The Duke’s Garden, Royal Botanic Gardens, Kew
A modestly sized garden, to be found behind the grass beds and beyond the Alpine House and Princess of Wales Conservatory. A wide lawn with deep, generous herbaceous borders enclosed behind tall brick walls. Impressive, bold block planting of some outstanding perennials including the brilliantly named daylily, Burning Daylight, and elsewhere a swathe of searingly hot helenium. There is subtlety too, with misty grey-blue bee-magnet Echinops and lacy Ammi majus threading through the brown globes of spent allium.

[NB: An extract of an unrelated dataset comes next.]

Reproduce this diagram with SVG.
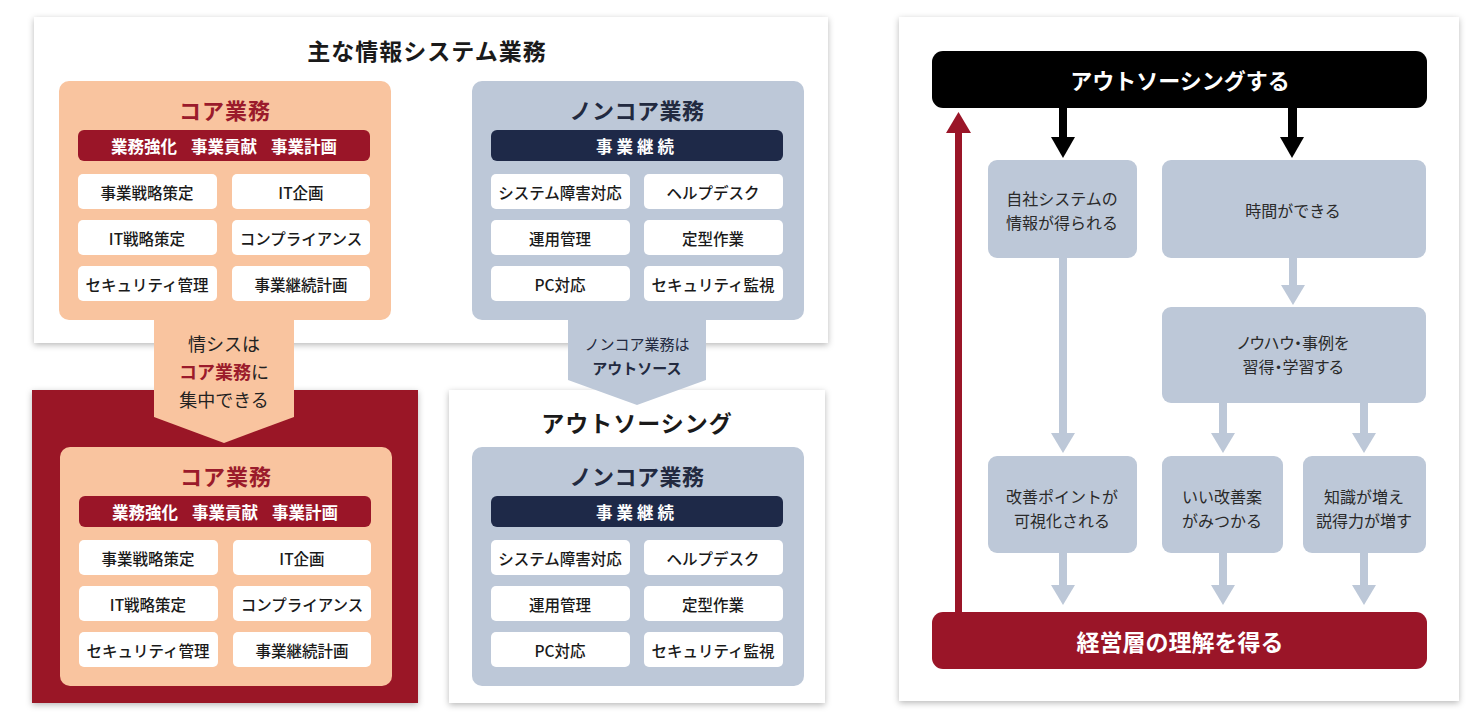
<svg xmlns="http://www.w3.org/2000/svg" width="1483" height="726" viewBox="0 0 1483 726">
<defs>
<filter id="sh" x="-5%" y="-5%" width="110%" height="112%">
<feDropShadow dx="0" dy="2" stdDeviation="3" flood-color="#000" flood-opacity="0.28"/>
</filter>
<style>
text{font-family:"Noto Sans CJK JP","Noto Sans CJK SC",sans-serif;text-anchor:middle;dominant-baseline:central}
.panel{fill:#fff;filter:url(#sh)}
.peach{fill:#f9c49f}
.bg{fill:#bdc8d8}
.red{fill:#9a1528}
.navy{fill:#1e2948}
.cell{fill:#fff}
.ttlR{font-size:22px;font-weight:700;fill:#9b1b2b;letter-spacing:1px}
.ttlN{font-size:22px;font-weight:700;fill:#222a40;letter-spacing:0.5px}
.bar{font-size:16.5px;font-weight:700;fill:#fff}
.ct{font-size:15.5px;font-weight:500;fill:#1a1a1a}
.big{font-size:23px;font-weight:700;fill:#1a1a1a;letter-spacing:1px}
.bt{font-size:16px;fill:#2a2a2a}
.palt{font-feature-settings:"palt" 1}
.wt{font-size:22px;font-weight:700;fill:#fff}
.ga{fill:#bdc8d8}
</style>
</defs>
<rect width="1483" height="726" fill="#fff"/>

<!-- Top-left panel -->
<g id="panel-main">
<rect class="panel" x="34" y="17" width="794" height="326"/>
<text class="big" x="427" y="50">主な情報システム業務</text>
</g>

<!-- Bottom panels -->
<g id="panel-core-focus">
<rect x="32" y="390" width="386" height="313" fill="#9a1528" filter="url(#sh)"/>
</g>
<g id="panel-outsourcing">
<rect class="panel" x="449" y="390" width="376" height="313"/>
<text class="big" x="637" y="422">アウトソーシング</text>
</g>

<!-- Connectors (left) -->
<g id="connectors-left">
<polygon class="peach" points="154,310 294,310 294,417 224,443 154,417"/>
<polygon class="bg" points="568,310 706,310 706,380 637,405 568,380"/>
</g>
<g id="label-core-arrow">
<text x="224" y="343" style="font-size:18px;fill:#222">情シスは</text>
<text x="224" y="371" style="font-size:18px;fill:#222"><tspan style="font-weight:700;fill:#9b1b2b">コア業務</tspan>に</text>
<text x="224" y="399" style="font-size:18px;fill:#222">集中できる</text>
</g>
<g id="label-noncore-arrow">
<text x="637" y="343" style="font-size:15px;fill:#222a40">ノンコア業務は</text>
<text x="637" y="367" style="font-size:15px;font-weight:700;fill:#222a40">アウトソース</text>
</g>

<!-- Core box 1 -->
<g id="core-1">
<rect class="peach" x="59" y="81" width="332" height="239" rx="10"/>
<text class="ttlR" x="225" y="109">コア業務</text>
<rect class="red" x="78" y="130" width="292" height="31" rx="6"/>
<text class="bar" x="144" y="146">業務強化</text>
<text class="bar" x="224" y="146">事業貢献</text>
<text class="bar" x="304" y="146">事業計画</text>
<rect class="cell" x="78" y="174" width="139" height="35" rx="5"/>
<rect class="cell" x="232" y="174" width="138" height="35" rx="5"/>
<rect class="cell" x="78" y="220" width="139" height="35" rx="5"/>
<rect class="cell" x="232" y="220" width="138" height="35" rx="5"/>
<rect class="cell" x="78" y="266" width="139" height="35" rx="5"/>
<rect class="cell" x="232" y="266" width="138" height="35" rx="5"/>
<text class="ct" x="147" y="192">事業戦略策定</text>
<text class="ct" x="301" y="192">IT企画</text>
<text class="ct" x="147" y="238">IT戦略策定</text>
<text class="ct" x="301" y="238">コンプライアンス</text>
<text class="ct" x="147" y="284">セキュリティ管理</text>
<text class="ct" x="301" y="284">事業継続計画</text>
</g>

<!-- Non-core box 1 -->
<g id="noncore-1">
<rect class="bg" x="472" y="81" width="332" height="239" rx="10"/>
<text class="ttlN" x="637" y="109">ノンコア業務</text>
<rect class="navy" x="491" y="130" width="292" height="31" rx="6"/>
<text class="bar" x="637" y="146" style="letter-spacing:4px">事業継続</text>
<rect class="cell" x="491" y="174" width="139" height="35" rx="5"/>
<rect class="cell" x="644" y="174" width="139" height="35" rx="5"/>
<rect class="cell" x="491" y="220" width="139" height="35" rx="5"/>
<rect class="cell" x="644" y="220" width="139" height="35" rx="5"/>
<rect class="cell" x="491" y="266" width="139" height="35" rx="5"/>
<rect class="cell" x="644" y="266" width="139" height="35" rx="5"/>
<text class="ct" x="560" y="192">システム障害対応</text>
<text class="ct" x="713" y="192">ヘルプデスク</text>
<text class="ct" x="560" y="238">運用管理</text>
<text class="ct" x="713" y="238">定型作業</text>
<text class="ct" x="560" y="284">PC対応</text>
<text class="ct" x="713" y="284">セキュリティ監視</text>
</g>

<!-- Core box 2 -->
<g id="core-2" transform="translate(1,366)">
<rect class="peach" x="59" y="81" width="332" height="239" rx="10"/>
<text class="ttlR" x="225" y="109">コア業務</text>
<rect class="red" x="78" y="130" width="292" height="31" rx="6"/>
<text class="bar" x="144" y="146">業務強化</text>
<text class="bar" x="224" y="146">事業貢献</text>
<text class="bar" x="304" y="146">事業計画</text>
<rect class="cell" x="78" y="174" width="139" height="35" rx="5"/>
<rect class="cell" x="232" y="174" width="138" height="35" rx="5"/>
<rect class="cell" x="78" y="220" width="139" height="35" rx="5"/>
<rect class="cell" x="232" y="220" width="138" height="35" rx="5"/>
<rect class="cell" x="78" y="266" width="139" height="35" rx="5"/>
<rect class="cell" x="232" y="266" width="138" height="35" rx="5"/>
<text class="ct" x="147" y="192">事業戦略策定</text>
<text class="ct" x="301" y="192">IT企画</text>
<text class="ct" x="147" y="238">IT戦略策定</text>
<text class="ct" x="301" y="238">コンプライアンス</text>
<text class="ct" x="147" y="284">セキュリティ管理</text>
<text class="ct" x="301" y="284">事業継続計画</text>
</g>

<!-- Non-core box 2 -->
<g id="noncore-2" transform="translate(0,366)">
<rect class="bg" x="472" y="81" width="332" height="239" rx="10"/>
<text class="ttlN" x="637" y="109">ノンコア業務</text>
<rect class="navy" x="491" y="130" width="292" height="31" rx="6"/>
<text class="bar" x="637" y="146" style="letter-spacing:4px">事業継続</text>
<rect class="cell" x="491" y="174" width="139" height="35" rx="5"/>
<rect class="cell" x="644" y="174" width="139" height="35" rx="5"/>
<rect class="cell" x="491" y="220" width="139" height="35" rx="5"/>
<rect class="cell" x="644" y="220" width="139" height="35" rx="5"/>
<rect class="cell" x="491" y="266" width="139" height="35" rx="5"/>
<rect class="cell" x="644" y="266" width="139" height="35" rx="5"/>
<text class="ct" x="560" y="192">システム障害対応</text>
<text class="ct" x="713" y="192">ヘルプデスク</text>
<text class="ct" x="560" y="238">運用管理</text>
<text class="ct" x="713" y="238">定型作業</text>
<text class="ct" x="560" y="284">PC対応</text>
<text class="ct" x="713" y="284">セキュリティ監視</text>
</g>

<!-- Right panel -->
<g id="panel-right">
<rect class="panel" x="899" y="17" width="560" height="684"/>
</g>

<g id="connectors-right">
<rect x="955" y="130" width="7" height="490" fill="#9a1528"/>
<polygon points="946,133 971,133 958.5,112" fill="#9a1528"/>
<rect x="1059" y="100" width="8" height="40" fill="#000"/>
<polygon points="1051,137 1075,137 1063,158" fill="#000"/>
<rect x="1288" y="100" width="9" height="40" fill="#000"/>
<polygon points="1280,137 1304,137 1292,158" fill="#000"/>
<rect class="ga" x="1059" y="255" width="8" height="180"/>
<polygon class="ga" points="1051,433 1075,433 1063,453"/>
<rect class="ga" x="1289" y="255" width="8" height="32"/>
<polygon class="ga" points="1281,285 1305,285 1293,305"/>
<rect class="ga" x="1219" y="400" width="8" height="35"/>
<polygon class="ga" points="1211,433 1235,433 1223,453"/>
<rect class="ga" x="1360" y="400" width="8" height="35"/>
<polygon class="ga" points="1352,433 1376,433 1364,453"/>
<rect class="ga" x="1059" y="550" width="8" height="37"/>
<polygon class="ga" points="1051,585 1075,585 1063,605"/>
<rect class="ga" x="1219" y="550" width="8" height="37"/>
<polygon class="ga" points="1211,585 1235,585 1223,605"/>
<rect class="ga" x="1360" y="550" width="8" height="37"/>
<polygon class="ga" points="1352,585 1376,585 1364,605"/>
</g>

<g id="n-outsource">
<rect x="932" y="51" width="495" height="57" rx="11" fill="#000"/>
<text class="wt" x="1180" y="79">アウトソーシングする</text>
</g>
<g id="n-info">
<rect class="bg" x="988" y="160" width="149" height="98" rx="9"/>
<text class="bt" x="1062" y="198">自社システムの</text>
<text class="bt" x="1062" y="222">情報が得られる</text>
</g>
<g id="n-time">
<rect class="bg" x="1162" y="160" width="264" height="98" rx="9"/>
<text class="bt" x="1293" y="210">時間ができる</text>
</g>
<g id="n-knowhow">
<rect class="bg" x="1162" y="307" width="264" height="96" rx="9"/>
<text class="bt palt" x="1293" y="342">ノウハウ・事例を</text>
<text class="bt palt" x="1293" y="366">習得・学習する</text>
</g>
<g id="n-visible">
<rect class="bg" x="988" y="456" width="149" height="97" rx="9"/>
<text class="bt" x="1062" y="496">改善ポイントが</text>
<text class="bt" x="1062" y="520">可視化される</text>
</g>
<g id="n-idea">
<rect class="bg" x="1162" y="456" width="121" height="97" rx="9"/>
<text class="bt" x="1222" y="496">いい改善案</text>
<text class="bt" x="1222" y="520">がみつかる</text>
</g>
<g id="n-knowledge">
<rect class="bg" x="1303" y="456" width="123" height="97" rx="9"/>
<text class="bt" x="1364" y="496">知識が増え</text>
<text class="bt" x="1364" y="520">説得力が増す</text>
</g>
<g id="n-management">
<rect x="932" y="612" width="495" height="57" rx="11" fill="#9a1528"/>
<text class="wt" x="1180" y="641" style="font-size:23px">経営層の理解を得る</text>
</g>
</svg>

A superb white & gold display of Romneya coulteri too, though more compact this year than I have seen recently.
Tucked away behind high walls and decorative ironwork gates, this is an area of Kew that could easily be missed but which gives a real sense of a private space, within the acres of public parkland, and is planted with great personality.
In Kew’s early days, Princess Augusta’s advisor on all things botanical, Lord Bute, lived in Cambridge Cottage. In 1772, King George III acquired it, and his sons Princes Edward and William moved in. Subsequent inhabitants were the 1st Duke of Cambridge (Adolphus Fredrick) after whom the garden takes its name, and the 2nd Duke of Cambridge.

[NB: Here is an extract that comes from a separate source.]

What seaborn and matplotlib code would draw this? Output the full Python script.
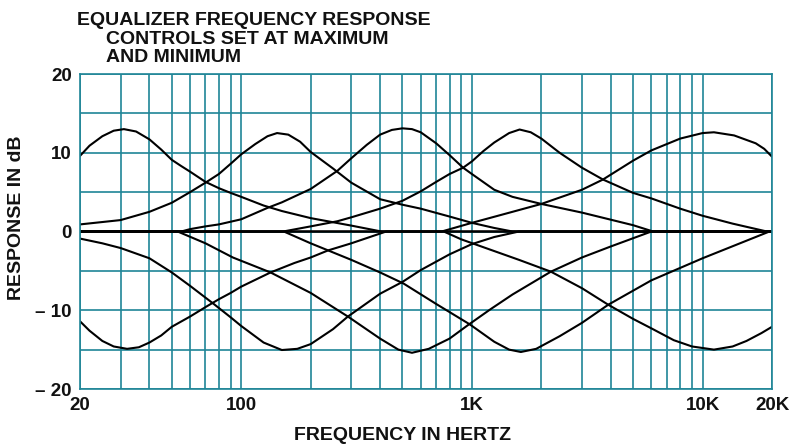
import matplotlib
matplotlib.use('Agg')
import pandas as pd
import matplotlib.pyplot as plt
from matplotlib.ticker import NullLocator
import seaborn as sns

# Boost curves (controls at maximum): frequency in Hz, response in dB
b1_freq = [20, 22, 25, 28, 31, 35, 40, 45, 50, 55, 60, 70, 80, 90, 100, 125, 150, 200, 300, 405, 20000]
b1_db = [9.6, 10.9, 12.1, 12.8, 13.0, 12.7, 11.7, 10.4, 9.1, 8.3, 7.6, 6.3, 5.5, 4.9, 4.4, 3.3, 2.6, 1.7, 0.75, 0, 0]

b2_freq = [20, 30, 40, 50, 60, 70, 80, 90, 100, 115, 130, 143, 160, 180, 200, 250, 300, 400, 500, 600,
           800, 1000, 1250, 1500, 20000]
b2_db = [0.9, 1.45, 2.5, 3.65, 5.0, 6.2, 7.3, 8.6, 9.8, 11.1, 12.1, 12.5, 12.3, 11.4, 10.1, 8.0, 6.2, 4.1, 3.4, 2.9,
         1.9, 1.1, 0.45, 0, 0]

b3_freq = [20, 55, 60, 70, 80, 100, 130, 150, 200, 261, 300, 350, 400, 450, 500, 550, 600, 700, 800, 916,
           1000, 1250, 1500, 2000, 3000, 4000, 5000, 6100, 20000]
b3_db = [0, 0, 0.3, 0.65, 0.9, 1.55, 3.0, 3.7, 5.4, 7.7, 9.3, 11.0, 12.3, 12.9, 13.1, 13.0, 12.6, 11.2, 9.7, 8.1,
         7.3, 5.3, 4.4, 3.5, 2.4, 1.5, 0.8, 0, 0]

b4_freq = [20, 152, 200, 261, 300, 400, 500, 600, 700, 800, 916, 1000, 1120, 1250, 1450, 1610, 1800, 2000, 2400,
           3000, 3700, 5000, 6000, 8000, 10000, 13500, 19000, 20000]
b4_db = [0, 0, 0.65, 1.3, 1.8, 2.9, 3.9, 5.1, 6.3, 7.3, 8.1, 8.9, 10.2, 11.3, 12.5, 12.95, 12.6, 11.8, 10.0,
         8.1, 6.6, 4.9, 4.2, 2.9, 2.0, 1.0, 0, 0]

b5_freq = [20, 740, 1000, 1500, 2000, 3000, 3700, 5000, 6000, 8000, 10000, 11200, 13700, 17000, 18500, 20000]
b5_db = [0, 0, 1.1, 2.5, 3.5, 5.3, 6.6, 9.0, 10.3, 11.8, 12.5, 12.6, 12.2, 11.2, 10.5, 9.5]

# Cut curves (controls at minimum)
c1_freq = [20, 22, 25, 28, 32, 36, 40, 45, 50, 60, 70, 80, 90, 100, 134, 170, 200, 238, 300, 425, 20000]
c1_db = [-11.4, -12.6, -13.9, -14.6, -14.9, -14.7, -14.1, -13.2, -12.1, -10.8, -9.6, -8.6, -7.8, -7.0, -5.2,
         -4.0, -3.3, -2.4, -1.5, 0, 0]

c2_freq = [20, 25, 30, 40, 50, 60, 76, 90, 100, 125, 150, 175, 200, 250, 290, 400, 500, 600, 800, 1000,
           1250, 1600, 20000]
c2_db = [-0.9, -1.5, -2.1, -3.4, -5.2, -6.9, -9.2, -10.9, -12.0, -14.1, -15.05, -14.9, -14.3, -12.4, -10.8,
         -7.9, -6.4, -4.9, -2.9, -1.6, -0.7, 0, 0]

c3_freq = [20, 53, 70, 92, 134, 200, 290, 400, 480, 550, 650, 800, 960, 1200, 1500, 2200, 3000, 4000, 6000, 20000]
c3_db = [0, 0, -1.5, -3.3, -5.2, -7.8, -10.8, -13.6, -15.0, -15.4, -14.9, -13.6, -11.9, -9.9, -8.0, -5.1,
         -3.3, -1.9, 0, 0]

c4_freq = [20, 153, 200, 238, 300, 400, 505, 700, 980, 1250, 1450, 1630, 1900, 2400, 3000, 3900, 6000,
           10000, 19500, 20000]
c4_db = [0, 0, -1.5, -2.4, -3.6, -5.2, -6.6, -9.2, -11.8, -14.0, -15.0, -15.3, -14.9, -13.3, -11.6, -9.3,
         -6.2, -3.4, 0, 0]

c5_freq = [20, 755, 900, 1200, 1600, 2200, 3000, 3900, 5000, 6000, 7500, 9000, 11200, 13500, 15500, 18000, 20000]
c5_db = [0, 0, -1.0, -2.3, -3.6, -5.1, -7.2, -9.3, -11.1, -12.3, -13.8, -14.6, -15.0, -14.6, -13.9, -12.9, -12.1]

# Axis ticks and labels
grid_freqs = [20, 30, 40, 50, 60, 70, 80, 90, 100, 200, 300, 400, 500, 600, 700, 800, 900,
              1000, 2000, 3000, 4000, 5000, 6000, 7000, 8000, 9000, 10000, 20000]
freq_labels = {20: '20', 100: '100', 1000: '1K', 10000: '10K', 20000: '20K'}
db_ticks = [-20, -15, -10, -5, 0, 5, 10, 15, 20]
db_labels = ['\u2013 20', '', '\u2013 10', '', '0', '', '10', '', '20']

teal = '#1f8597'
ink = '#111111'

sns.set_theme(style='white')
plt.rcParams['font.family'] = ['Liberation Sans', 'DejaVu Sans']
plt.rcParams['font.weight'] = 'bold'

# one long table, one row per point
curves = [('b1', b1_freq, b1_db), ('b2', b2_freq, b2_db), ('b3', b3_freq, b3_db),
          ('b4', b4_freq, b4_db), ('b5', b5_freq, b5_db),
          ('c1', c1_freq, c1_db), ('c2', c2_freq, c2_db), ('c3', c3_freq, c3_db),
          ('c4', c4_freq, c4_db), ('c5', c5_freq, c5_db)]
df = pd.concat([pd.DataFrame({'freq': f, 'db': d, 'curve': name}) for name, f, d in curves],
               ignore_index=True)

fig = plt.figure(figsize=(8.02, 4.44), dpi=100)
fig.patch.set_facecolor('white')
ax = fig.add_axes([80 / 802, 1 - 389 / 444, 692 / 802, 315 / 444])

sns.lineplot(data=df, x='freq', y='db', units='curve', estimator=None, sort=False,
             color='black', linewidth=1.5, ax=ax)

ax.set_xscale('log')
ax.set_xlim(20, 20000)
ax.set_ylim(-20, 20)

ax.set_xticks(grid_freqs)
ax.set_xticklabels([freq_labels.get(f, '') for f in grid_freqs])
ax.xaxis.set_minor_locator(NullLocator())
ax.set_yticks(db_ticks)
ax.set_yticklabels(db_labels)
ax.tick_params(length=0, labelsize=13.5, colors=ink)
ax.tick_params(axis='x', pad=6)
ax.tick_params(axis='y', pad=6)
for lab in ax.get_xticklabels() + ax.get_yticklabels():
    lab.set_fontweight('bold')

ax.set_axisbelow(True)
ax.grid(True, color=teal, linewidth=1.2)
for sp in ax.spines.values():
    sp.set_color(teal)
    sp.set_linewidth(1.2)

ax.set_xlabel('')
ax.set_ylabel('')

# titles and axis labels
fig.text(77 / 802, 1 - 25 / 444, 'EQUALIZER FREQUENCY RESPONSE', fontsize=14, fontweight='bold',
         color=ink, ha='left', va='baseline')
fig.text(106 / 802, 1 - 44 / 444, 'CONTROLS SET AT MAXIMUM', fontsize=14, fontweight='bold',
         color=ink, ha='left', va='baseline')
fig.text(106 / 802, 1 - 62 / 444, 'AND MINIMUM', fontsize=14, fontweight='bold',
         color=ink, ha='left', va='baseline')
fig.text(403 / 802, 1 - 440 / 444, 'FREQUENCY IN HERTZ', fontsize=14, fontweight='bold',
         color=ink, ha='center', va='baseline')
fig.text(17 / 802, 1 - 218 / 444, 'RESPONSE IN dB', fontsize=14, fontweight='bold',
         color=ink, ha='center', va='center', rotation=90)

fig.savefig('out.png', dpi=100, facecolor='white')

Kew acquired the cottage and land in 1904. The garden is called ‘Duke’s Garden’ rather than ‘Cambridge Cottage Garden’ to avoid it being confused with a classic ‘cottage garden’.
Things to look out for..
Seasonal beds frame large, manicured lawns. One exhibits gold, orange and red plants, such as Hemerocallis ‘Burning Daylight’ or Lychnis chalcedonica. Another contains violet-hued plantings, and incorporates a lavender trail containing a variety of species and cultivars. Meanwhile, the ‘exotic bed’ is a testing ground for seeing just how hardy some tender plants are. This contains exotics such as tree ferns, ornamental bananas, cannas and gingers.

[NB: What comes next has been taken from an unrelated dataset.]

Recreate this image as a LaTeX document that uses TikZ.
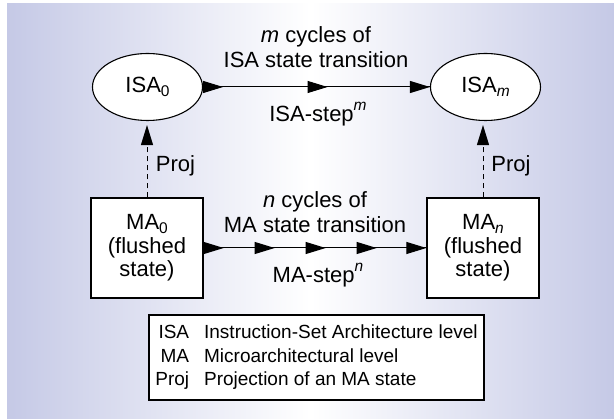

With the advance of climate change, and the need for gardeners to be more economical with water use, Kew has created a ‘Gravel Garden’ within the Duke’s Garden. Sponsored by Thames Water, this contains plants that are drought tolerant. Growing beneath the shade of a large American hophornbeam (Ostrya virginiana) are nerines from South Africa (Nerine bowdenii), euphorbias (Euphorbia myrsinites) and wand flowers (Dierama pulcherrimum) and other plants that thrive in warm, arid conditions.